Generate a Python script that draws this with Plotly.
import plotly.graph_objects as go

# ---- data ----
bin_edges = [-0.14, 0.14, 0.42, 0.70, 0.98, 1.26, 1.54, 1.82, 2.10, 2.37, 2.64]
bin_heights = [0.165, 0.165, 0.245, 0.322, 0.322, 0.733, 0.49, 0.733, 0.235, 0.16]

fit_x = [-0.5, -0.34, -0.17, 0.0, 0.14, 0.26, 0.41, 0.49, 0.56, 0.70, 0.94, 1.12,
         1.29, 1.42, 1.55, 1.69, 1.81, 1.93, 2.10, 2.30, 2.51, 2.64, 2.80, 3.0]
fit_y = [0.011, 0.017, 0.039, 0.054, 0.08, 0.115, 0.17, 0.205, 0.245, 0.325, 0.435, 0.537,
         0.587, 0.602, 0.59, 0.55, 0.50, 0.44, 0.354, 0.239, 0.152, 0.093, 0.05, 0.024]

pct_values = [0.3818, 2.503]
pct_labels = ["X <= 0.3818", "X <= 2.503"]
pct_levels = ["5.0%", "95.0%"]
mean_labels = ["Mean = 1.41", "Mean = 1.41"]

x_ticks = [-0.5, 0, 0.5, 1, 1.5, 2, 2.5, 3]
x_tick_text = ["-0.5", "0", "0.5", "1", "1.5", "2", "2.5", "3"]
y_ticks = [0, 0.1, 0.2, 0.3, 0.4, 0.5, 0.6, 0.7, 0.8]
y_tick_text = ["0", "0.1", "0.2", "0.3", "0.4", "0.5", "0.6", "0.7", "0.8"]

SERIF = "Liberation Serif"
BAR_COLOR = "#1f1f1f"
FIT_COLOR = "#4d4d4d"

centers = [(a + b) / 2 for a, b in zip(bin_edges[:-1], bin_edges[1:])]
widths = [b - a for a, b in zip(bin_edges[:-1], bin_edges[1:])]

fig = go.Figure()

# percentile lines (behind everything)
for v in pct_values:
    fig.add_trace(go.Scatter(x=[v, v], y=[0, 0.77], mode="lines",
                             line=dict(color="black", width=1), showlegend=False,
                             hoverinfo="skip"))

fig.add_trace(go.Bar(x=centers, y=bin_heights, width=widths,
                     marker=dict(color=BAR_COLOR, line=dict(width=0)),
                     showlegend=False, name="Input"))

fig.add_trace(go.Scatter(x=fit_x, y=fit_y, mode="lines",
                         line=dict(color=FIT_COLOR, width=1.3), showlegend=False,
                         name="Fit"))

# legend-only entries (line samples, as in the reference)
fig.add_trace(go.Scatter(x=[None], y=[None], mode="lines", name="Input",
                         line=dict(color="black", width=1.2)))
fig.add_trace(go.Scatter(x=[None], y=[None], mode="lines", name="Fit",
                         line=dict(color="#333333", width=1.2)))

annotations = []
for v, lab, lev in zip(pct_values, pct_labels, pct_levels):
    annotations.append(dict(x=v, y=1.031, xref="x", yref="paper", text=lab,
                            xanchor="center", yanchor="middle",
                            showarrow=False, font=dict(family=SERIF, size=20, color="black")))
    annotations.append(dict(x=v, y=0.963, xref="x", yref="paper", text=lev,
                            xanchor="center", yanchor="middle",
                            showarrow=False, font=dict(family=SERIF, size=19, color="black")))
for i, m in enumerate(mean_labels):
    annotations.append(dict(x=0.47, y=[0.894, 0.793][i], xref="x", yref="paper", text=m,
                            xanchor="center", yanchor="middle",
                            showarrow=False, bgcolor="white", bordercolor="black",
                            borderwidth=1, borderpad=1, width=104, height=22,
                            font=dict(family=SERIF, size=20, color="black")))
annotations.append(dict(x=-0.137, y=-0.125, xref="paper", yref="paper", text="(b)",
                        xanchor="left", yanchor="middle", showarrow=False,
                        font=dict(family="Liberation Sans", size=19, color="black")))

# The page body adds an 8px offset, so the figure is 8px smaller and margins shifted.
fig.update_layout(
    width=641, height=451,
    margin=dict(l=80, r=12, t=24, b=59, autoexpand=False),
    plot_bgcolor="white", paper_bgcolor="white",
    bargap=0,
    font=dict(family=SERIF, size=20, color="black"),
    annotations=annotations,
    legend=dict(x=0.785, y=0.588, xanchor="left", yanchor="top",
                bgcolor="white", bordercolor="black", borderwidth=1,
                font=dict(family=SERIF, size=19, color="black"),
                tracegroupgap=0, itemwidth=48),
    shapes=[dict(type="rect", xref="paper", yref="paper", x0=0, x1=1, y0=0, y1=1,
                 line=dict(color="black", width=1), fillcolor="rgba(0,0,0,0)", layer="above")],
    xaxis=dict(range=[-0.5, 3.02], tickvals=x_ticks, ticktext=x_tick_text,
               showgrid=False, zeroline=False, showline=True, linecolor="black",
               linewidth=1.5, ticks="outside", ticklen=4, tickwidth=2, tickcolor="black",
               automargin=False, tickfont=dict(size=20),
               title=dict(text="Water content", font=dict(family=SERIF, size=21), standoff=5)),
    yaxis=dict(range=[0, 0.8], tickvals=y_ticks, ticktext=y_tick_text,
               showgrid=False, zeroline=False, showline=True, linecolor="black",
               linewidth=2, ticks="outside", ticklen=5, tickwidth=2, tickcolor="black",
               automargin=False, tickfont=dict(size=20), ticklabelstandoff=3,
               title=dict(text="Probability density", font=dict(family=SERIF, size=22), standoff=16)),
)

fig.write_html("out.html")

• Requirements:
Only the lines from the top of the data through the line that contains "0.733, 0.235, 0.16]" should be quoted, exactly as they stand.

• Solution to this task:
Generate a Python script that draws this with Plotly.
import plotly.graph_objects as go

# ---- data ----
bin_edges = [-0.14, 0.14, 0.42, 0.70, 0.98, 1.26, 1.54, 1.82, 2.10, 2.37, 2.64]
bin_heights = [0.165, 0.165, 0.245, 0.322, 0.322, 0.733, 0.49, 0.733, 0.235, 0.16]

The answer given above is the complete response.